With their symmetrical compositions, intricate patterns, and lush colors, Maya Hayuk’s paintings and massively scaled murals recall views of outer space, traditional Ukrainian crafts, airbrushed manicures, and mandalas. Hayuk weaves visual information from her immediate surroundings into her elaborate abstractions, creating an engaging mix of referents from popular culture and advanced painting practices while connecting to the ongoing pursuit of psychedelic experience in visual form. For her first one-person museum exhibition in the United States, she will make a new site-specific mural on the Lobby Wall. Hammer Projects: Maya Hayuk is organized by Hammer assistant curator Corrina Peipon.
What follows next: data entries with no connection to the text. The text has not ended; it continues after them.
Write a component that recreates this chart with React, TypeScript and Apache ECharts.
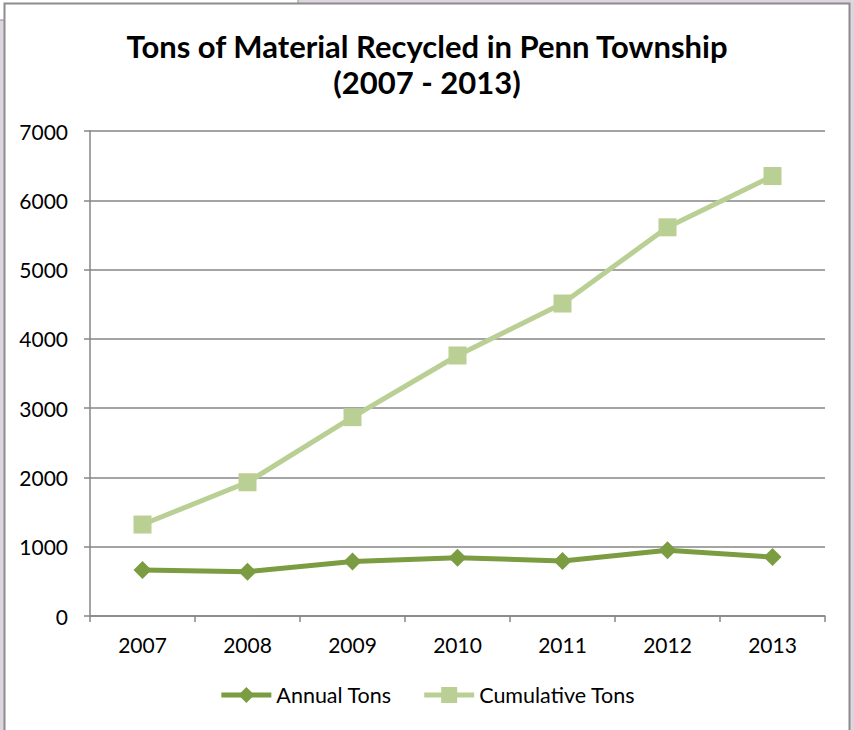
import React, { useEffect, useRef } from "react";
import * as echarts from "echarts";

const years = ["2007", "2008", "2009", "2010", "2011", "2012", "2013"];
const annualTons = [665, 640, 785, 840, 795, 950, 850];
const cumulativeTons = [1320, 1930, 2870, 3760, 4510, 5610, 6350];
const titleLines = ["Tons of Material Recycled in Penn Township", "(2007 - 2013)"];

export default function App() {
  const ref = useRef<HTMLDivElement>(null);
  useEffect(() => {
    if (!ref.current) return;
    const chart = echarts.init(ref.current, null, { renderer: "svg" });
    const font = "Lato, 'Open Sans', 'DejaVu Sans', sans-serif";
    const annualColor = "#7c9c42";
    const cumColor = "#b9cf94";
    chart.setOption({
      animation: false,
      backgroundColor: "#ddd5e0",
      textStyle: { fontFamily: font },
      graphic: [
        { type: "rect", z: -10, shape: { x: 0, y: 0, width: 298, height: 4 }, style: { fill: "#ffffff" } },
        { type: "rect", z: -10, shape: { x: 0, y: 0, width: 4, height: 20 }, style: { fill: "#ffffff" } },
        { type: "line", z: -9, shape: { x1: 0, y1: 20, x2: 4, y2: 20 }, style: { stroke: "#8c8c8c", lineWidth: 1 } },
        { type: "line", z: -9, shape: { x1: 298, y1: 0, x2: 298, y2: 4 }, style: { stroke: "#8c8c8c", lineWidth: 1 } },
        {
          type: "rect",
          z: -5,
          shape: { x: 4.5, y: 3.5, width: 845, height: 740 },
          style: { fill: "#ffffff", stroke: "#8c8c8c", lineWidth: 2 },
        },
      ],
      title: {
        text: titleLines.join("\n"),
        left: "center",
        top: 23,
        textStyle: { fontFamily: font, fontWeight: "bold", fontSize: 31, lineHeight: 36, color: "#000" },
      },
      grid: { left: 90, right: 29, top: 131, bottom: 114 },
      legend: {
        bottom: 19,
        left: "center",
        itemWidth: 50,
        itemHeight: 20,
        itemGap: 30,
        lineStyle: { width: 5 },
        textStyle: { fontFamily: font, fontSize: 21.5, color: "#000" },
        data: ["Annual Tons", "Cumulative Tons"],
      },
      xAxis: {
        type: "category",
        data: years,
        boundaryGap: true,
        axisLine: { lineStyle: { color: "#868686", width: 1.5 } },
        axisTick: { show: true, length: 6, lineStyle: { color: "#868686", width: 1.5 } },
        axisLabel: { fontSize: 21, color: "#000", margin: 18, fontFamily: font },
      },
      yAxis: {
        type: "value",
        min: 0,
        max: 7000,
        interval: 1000,
        axisLine: { show: true, lineStyle: { color: "#868686", width: 1.5 } },
        axisTick: { show: true, length: 6, lineStyle: { color: "#868686", width: 1.5 } },
        axisLabel: {
          fontSize: 21,
          color: "#000",
          margin: 22,
          fontFamily: font,
          formatter: (v: number) => String(v),
        },
        splitLine: { lineStyle: { color: "#868686", width: 1.5 } },
      },
      series: [
        {
          name: "Annual Tons",
          type: "line",
          data: annualTons,
          symbol: "diamond",
          symbolSize: 18,
          lineStyle: { color: annualColor, width: 5 },
          itemStyle: { color: annualColor },
          z: 3,
        },
        {
          name: "Cumulative Tons",
          type: "line",
          data: cumulativeTons,
          symbol: "rect",
          symbolSize: 18,
          lineStyle: { color: cumColor, width: 5 },
          itemStyle: { color: cumColor },
          z: 2,
        },
      ],
    });
    return () => chart.dispose();
  }, []);
  return <div ref={ref} style={{ position: "absolute", left: 0, top: 0, width: 854, height: 730 }} />;
}
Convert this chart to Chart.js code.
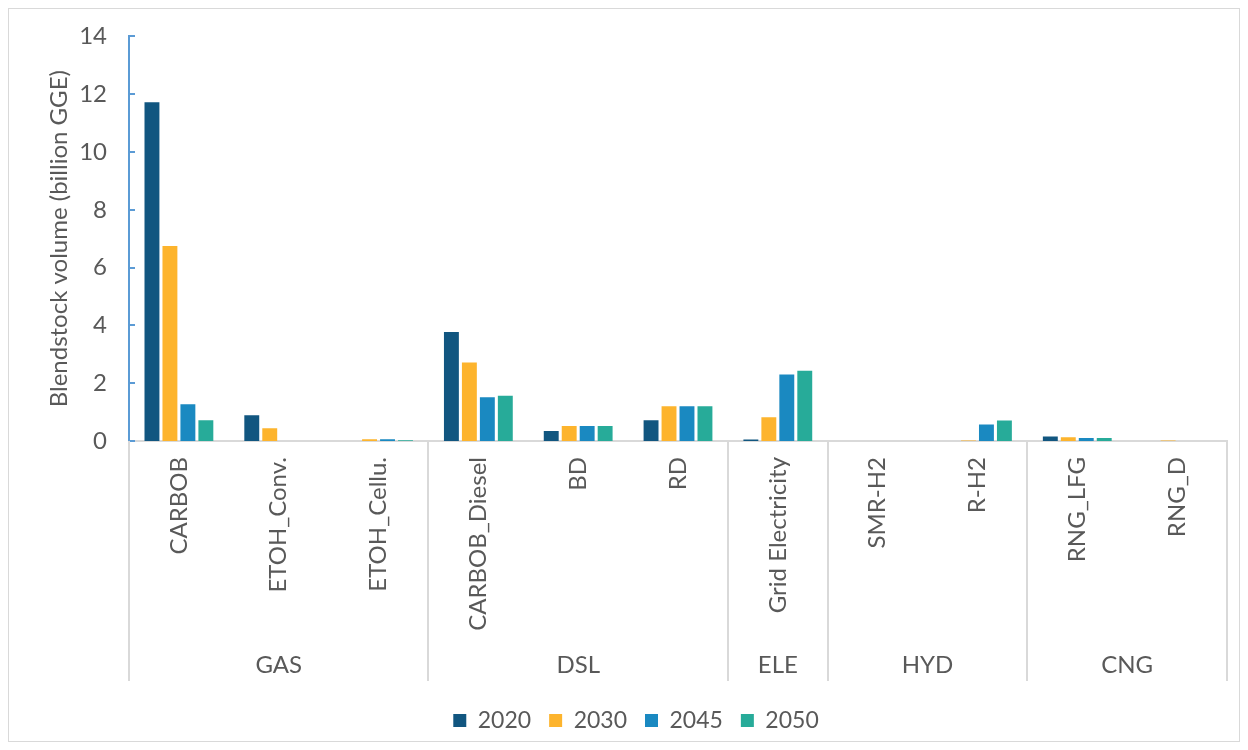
<!DOCTYPE html>
<html>
<head>
<meta charset="utf-8">
<script src="https://cdn.jsdelivr.net/npm/chart.js@4.4.0/dist/chart.umd.min.js"></script>
<style>
  body { margin: 0; background: #fff; }
  #wrap { width: 1248px; height: 750px; position: relative; }
</style>
</head>
<body>
<div id="wrap"><canvas id="chart"></canvas></div>
<script>
// fuels and the fuel group each one belongs to
const fuels = ['CARBOB', 'ETOH_Conv.', 'ETOH_Cellu.', 'CARBOB_Diesel', 'BD', 'RD',
  'Grid Electricity', 'SMR-H2', 'R-H2', 'RNG_LFG', 'RNG_D'];
const groupNames = ['GAS', 'DSL', 'ELE', 'HYD', 'CNG'];
const groupSizes = [3, 3, 1, 2, 2];

// blendstock volume, billion GGE
const v2020 = [11.72, 0.89, 0, 3.77, 0.35, 0.72, 0.05, 0, 0, 0.16, 0];
const v2030 = [6.75, 0.44, 0.06, 2.72, 0.52, 1.2, 0.82, 0, 0.02, 0.13, 0.02];
const v2045 = [1.27, 0, 0.06, 1.51, 0.52, 1.2, 2.3, 0, 0.57, 0.1, 0];
const v2050 = [0.72, 0, 0.03, 1.57, 0.52, 1.2, 2.43, 0, 0.71, 0.1, 0];

const yTicks = [0, 2, 4, 6, 8, 10, 12, 14];

const txt = '#595959';
const lineGray = '#d9d9d9';
const axisBlue = '#5b9bd5';
const fontSize = 24;

// outer frame, inward y ticks, group separators and group names
const decor = {
  id: 'decor',
  beforeDraw(chart) {
    const c = chart.ctx;
    c.save();
    c.fillStyle = '#fff';
    c.fillRect(0, 0, chart.width, chart.height);
    c.strokeStyle = lineGray;
    c.lineWidth = 1;
    c.strokeRect(8.5, 8.5, 1231, 733);
    c.restore();
  },
  afterDraw(chart) {
    const c = chart.ctx;
    const y = chart.scales.y;
    const area = chart.chartArea;
    c.save();
    c.strokeStyle = axisBlue;
    c.lineWidth = 2;
    y.ticks.forEach(t => {
      const py = Math.round(y.getPixelForValue(t.value));
      c.beginPath();
      c.moveTo(area.left, py);
      c.lineTo(area.left + 6, py);
      c.stroke();
    });
    const step = (area.right - area.left) / fuels.length;
    c.strokeStyle = lineGray;
    c.lineWidth = 2;
    c.fillStyle = txt;
    c.font = fontSize + 'px Lato';
    c.textAlign = 'center';
    c.textBaseline = 'middle';
    let idx = 0;
    const edges = [area.left];
    groupSizes.forEach((n, g) => {
      const x0 = area.left + idx * step;
      idx += n;
      const x1 = area.left + idx * step;
      edges.push(x1);
      c.fillText(groupNames[g], (x0 + x1) / 2, area.bottom + 224);
    });
    edges.forEach(ex => {
      c.beginPath();
      c.moveTo(Math.round(ex), area.bottom);
      c.lineTo(Math.round(ex), area.bottom + 240);
      c.stroke();
    });
    c.restore();
  }
};

new Chart(document.getElementById('chart'), {
  type: 'bar',
  data: {
    labels: fuels,
    datasets: [
      { label: '2020', data: v2020, backgroundColor: '#115680' },
      { label: '2030', data: v2030, backgroundColor: '#fdb42d' },
      { label: '2045', data: v2045, backgroundColor: '#1a89c1' },
      { label: '2050', data: v2050, backgroundColor: '#27ab99' }
    ]
  },
  options: {
    responsive: true,
    maintainAspectRatio: false,
    animation: false,
    layout: { padding: { left: 45, right: 21, top: 36, bottom: 8 } },
    datasets: { bar: { categoryPercentage: 0.72, barPercentage: 0.83 } },
    scales: {
      x: {
        grid: { display: false, drawTicks: false },
        border: { display: true, color: lineGray, width: 2 },
        ticks: {
          color: txt, font: { family: 'Lato', size: fontSize },
          minRotation: 90, maxRotation: 90, autoSkip: false, padding: 16
        },
        afterFit(s) { s.height = 250; }
      },
      y: {
        min: 0, max: 14,
        afterBuildTicks(s) { s.ticks = yTicks.map(v => ({ value: v })); },
        grid: { display: false, drawTicks: false },
        border: { display: true, color: axisBlue, width: 2 },
        ticks: { color: txt, font: { family: 'Lato', size: fontSize }, padding: 22 },
        title: {
          display: true, text: 'Blendstock volume (billion GGE)',
          color: txt, font: { family: 'Lato', size: fontSize }, padding: 0
        },
        afterFit(s) { s.width = 84; }
      }
    },
    plugins: {
      legend: {
        position: 'bottom',
        labels: {
          color: txt, font: { family: 'Lato', size: 23 },
          boxWidth: 13, boxHeight: 13, padding: 18
        }
      },
      tooltip: { enabled: false }
    }
  },
  plugins: [decor]
});
</script>
</body>
</html>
Maya Hayuk was born in Baltimore in 1969. She earned a BFA from Massachusetts College of Art and Design in 1991 and has studied at the University of Odessa, Odessa, Ukraine, and at Skowhegan School of Painting and Sculpture, Skowhegan, Maine. Hayuk’s work has been the subject of one-person exhibitions and commissions at venues including Bonnefantenmuseum, Maastricht, the Netherlands (2012); Socrates Sculpture Park, Queens, New York (2011); the Escola de Artes Visuais do Parque Lage, Rio de Janeiro (2011); MU, Eindhoven, the Netherlands (2010); Centro Cultural Matucana 100, Santiago, Chile (2009); the Democratic National Convention, Denver (2008); and Monster Island, Brooklyn (2005–11). Her work has been included in group exhibitions such as Streetopia, Luggage Store, San Francisco (2012); Black Light & Outer Space, Secret Project Robot, Brooklyn (2011); Rojo Nova, Museum of Image and Sound, São Paulo, Brazil (2010); Contemporary Art 2010, Ukrainian Institute of America, New York (2010); L'art modeste sous les bombes, Musée International des Arts Modestes, Sète, France (2007); and The Zine Unbound: Kults, Werewolves, and Sarcastic Hippies, Yerba Buena Center for the Arts, San Francisco (2005). Hayuk has curated numerous exhibitions and is a member of the Barnstormers collective. She lives in Brooklyn.
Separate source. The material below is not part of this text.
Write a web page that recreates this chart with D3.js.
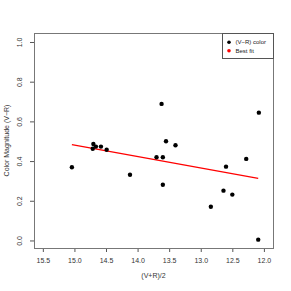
<!DOCTYPE html>
<html>
<head>
<meta charset="utf-8">
<script src="https://cdn.jsdelivr.net/npm/d3@7"></script>
<style>
    html, body { margin: 0; padding: 0; background: #fff; }
    svg { display: block; font-family: "Liberation Sans", Arial, sans-serif; }
</style>
</head>
<body>
<div id="chart"></div>
<script>
// (V+R)/2 og (V-R) farve for hver stjerne
const meanMag = [15.04, 14.70, 14.71, 14.66, 14.58, 14.49, 14.12, 13.70, 13.62, 13.55,
                 13.40, 13.60, 13.60, 12.08, 12.28, 12.60, 12.64, 12.50, 12.84, 12.09];
const colorVR = [0.369, 0.486, 0.462, 0.473, 0.473, 0.457, 0.331, 0.419, 0.688, 0.500,
                 0.480, 0.419, 0.281, 0.644, 0.411, 0.372, 0.251, 0.231, 0.170, 0.004];

// Best fit linje (endepunkter aflæst)
const fitX = [15.04, 12.09];
const fitY = [0.483, 0.313];

const xTicks = [15.5, 15.0, 14.5, 14.0, 13.5, 13.0, 12.5, 12.0];
const yTicks = [0.0, 0.2, 0.4, 0.6, 0.8, 1.0];
const legendLabels = ["(V\u2212R) color", "Best fit"];
const legendColors = ["#000", "#ff0000"];

const width = 291;
const height = 291;
const box = { left: 34, top: 33, right: 273, bottom: 248 };

const svg = d3.select("#chart")
    .append("svg")
    .attr("width", width)
    .attr("height", height);

// Omvendt x-akse (lyse stjerner til højre)
const x = d3.scaleLinear().domain([15.64, 11.856]).range([box.left, box.right]);
const y = d3.scaleLinear().domain([-0.038, 1.0453]).range([box.bottom, box.top]);

const axisColor = "#555";

// X-akse
const xAxis = svg.append("g")
    .attr("transform", `translate(0,${box.bottom})`)
    .call(d3.axisBottom(x).tickValues(xTicks).tickFormat(d3.format(".1f")).tickSize(4).tickPadding(6).tickSizeOuter(0));
xAxis.select(".domain").remove();
xAxis.selectAll("line").attr("stroke", axisColor);
xAxis.selectAll("text").attr("font-size", 7).attr("fill", "#333")
    .attr("font-family", "Liberation Sans, Arial, sans-serif");

// Y-akse, roterede tal som i R
const yAxis = svg.append("g")
    .attr("transform", `translate(${box.left},0)`)
    .call(d3.axisLeft(y).tickValues(yTicks).tickFormat(d3.format(".1f")).tickSize(4).tickSizeOuter(0));
yAxis.select(".domain").remove();
yAxis.selectAll("line").attr("stroke", axisColor);
yAxis.selectAll("text")
    .attr("font-size", 7).attr("fill", "#333")
    .attr("font-family", "Liberation Sans, Arial, sans-serif")
    .attr("x", null).attr("dy", null)
    .attr("text-anchor", "middle")
    .attr("transform", "translate(-12,0) rotate(-90)");

// Ramme
svg.append("rect")
    .attr("x", box.left + 0.5)
    .attr("y", box.top + 0.5)
    .attr("width", box.right - box.left)
    .attr("height", box.bottom - box.top)
    .attr("fill", "none")
    .attr("stroke", "#777")
    .attr("stroke-width", 1);

// Aksetitler
svg.append("text")
    .attr("x", (box.left + box.right) / 2)
    .attr("y", 278)
    .attr("text-anchor", "middle")
    .attr("font-size", 7)
    .attr("fill", "#333")
    .text("(V+R)/2");

svg.append("text")
    .attr("transform", `translate(9,${(box.top + box.bottom) / 2}) rotate(-90)`)
    .attr("text-anchor", "middle")
    .attr("font-size", 7)
    .attr("fill", "#333")
    .text("Color Magnitude (V\u2212R)");

// Best fit linje
svg.append("line")
    .attr("x1", x(fitX[0])).attr("y1", y(fitY[0]))
    .attr("x2", x(fitX[1])).attr("y2", y(fitY[1]))
    .attr("stroke", "#ff0000")
    .attr("stroke-width", 1.2);

// Punkter
svg.append("g")
    .selectAll("circle")
    .data(meanMag.map((m, i) => [m, colorVR[i]]))
    .enter().append("circle")
    .attr("cx", d => x(d[0]))
    .attr("cy", d => y(d[1]))
    .attr("r", 2.2)
    .attr("fill", "#000");

// Legende
const legend = svg.append("g");
legend.append("rect")
    .attr("x", 222.5).attr("y", 33.5)
    .attr("width", 51).attr("height", 25)
    .attr("fill", "#fff")
    .attr("stroke", "#555");

legendLabels.forEach((label, i) => {
    const ly = 42.3 + i * 8.4;
    legend.append("circle")
        .attr("cx", 229).attr("cy", ly).attr("r", 1.8)
        .attr("fill", legendColors[i]);
    legend.append("text")
        .attr("x", 235.5).attr("y", ly + 2.1)
        .attr("font-size", 6)
        .attr("fill", "#222")
        .text(label);
});
</script>
</body>
</html>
Hammer Projects is a series of exhibitions focusing primarily on the work of emerging artists. Hammer Projects is made possible by a major gift from The Horace W. Goldsmith Foundation. Generous support is provided by the Los Angeles County Board of Supervisors through the Los Angeles County Arts Commission and Susan Bay Nimoy and Leonard Nimoy. Additional support is provided by Good Works Foundation and Laura Donnelley; the Department of Cultural Affairs, City of Los Angeles; the Decade Fund; and the David Teiger Curatorial Travel Fund.

The Hammer Museum, a public arts unit of the University of California, Los Angeles, is dedicated to exploring the diversity of artistic expression through the ages. Its collections, exhibitions, and programs span the classic to the cutting-edge in art, architecture, and design, recognizing that artists play a crucial role in all aspects of culture and society.
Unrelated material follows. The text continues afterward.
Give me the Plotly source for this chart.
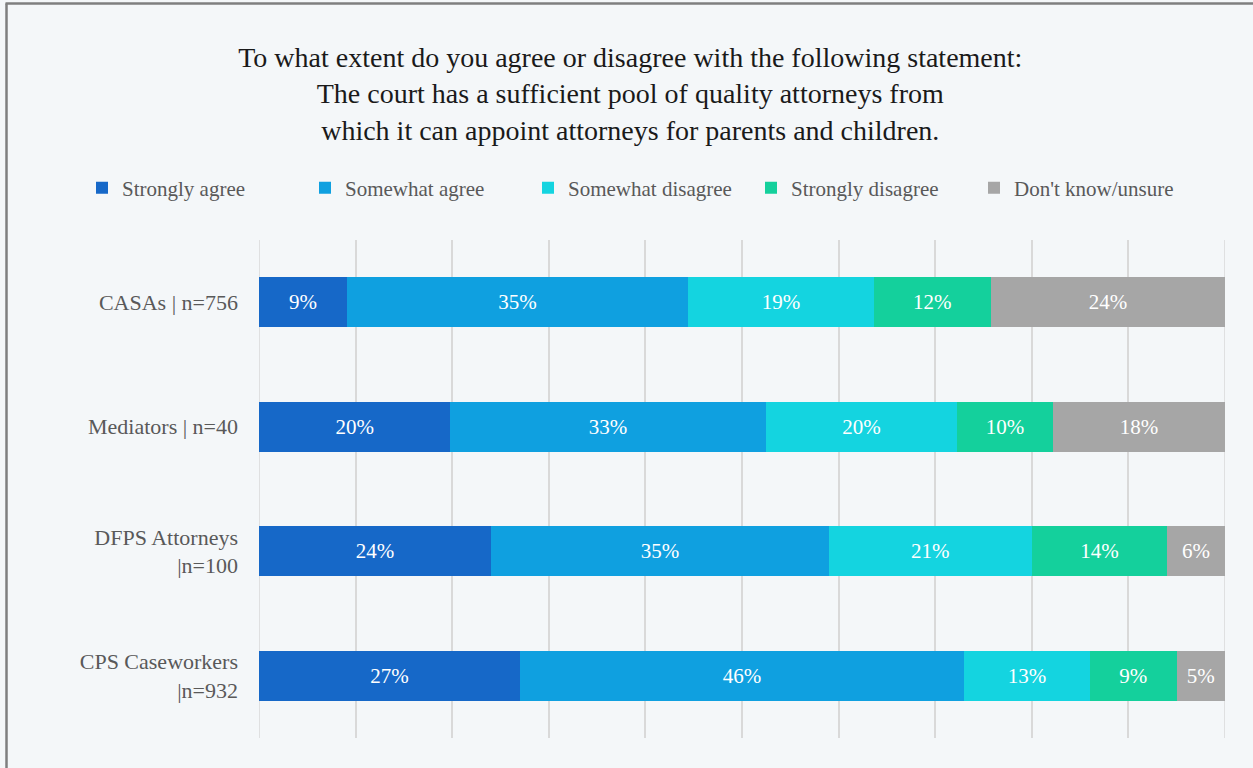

The museum houses the Armand Hammer Collection of Old Master, Impressionist, and Post-Impressionist paintings and the Armand Hammer Daumier and Contemporaries Collection. The Hammer’s newest collection, the Hammer Contemporary Collection, is highlighted by works on paper, particularly drawings and photographs from Southern California. The museum also houses the Grunwald Center for the Graphic Arts, comprising more than 45,000 prints, drawings, photographs, and artists’ books from the Renaissance to the present; and oversees the management of the Franklin D. Murphy Sculpture Garden on the UCLA campus.

The Hammer presents major single-artist and thematic exhibitions of historical and contemporary art. It also presents approximately ten Hammer Projects exhibitions each year, providing international and local artists with a laboratory-like environment to create new work or to present existing work in a new context.

As a cultural center, the Hammer offers a diverse range of free public programs throughout the year, including lectures, readings, symposia, film screenings, and music performances. The Hammer’s Billy Wilder Theater houses these widely acclaimed public programs and is the new home of the UCLA Film & Television Archive’s renowned cinematheque.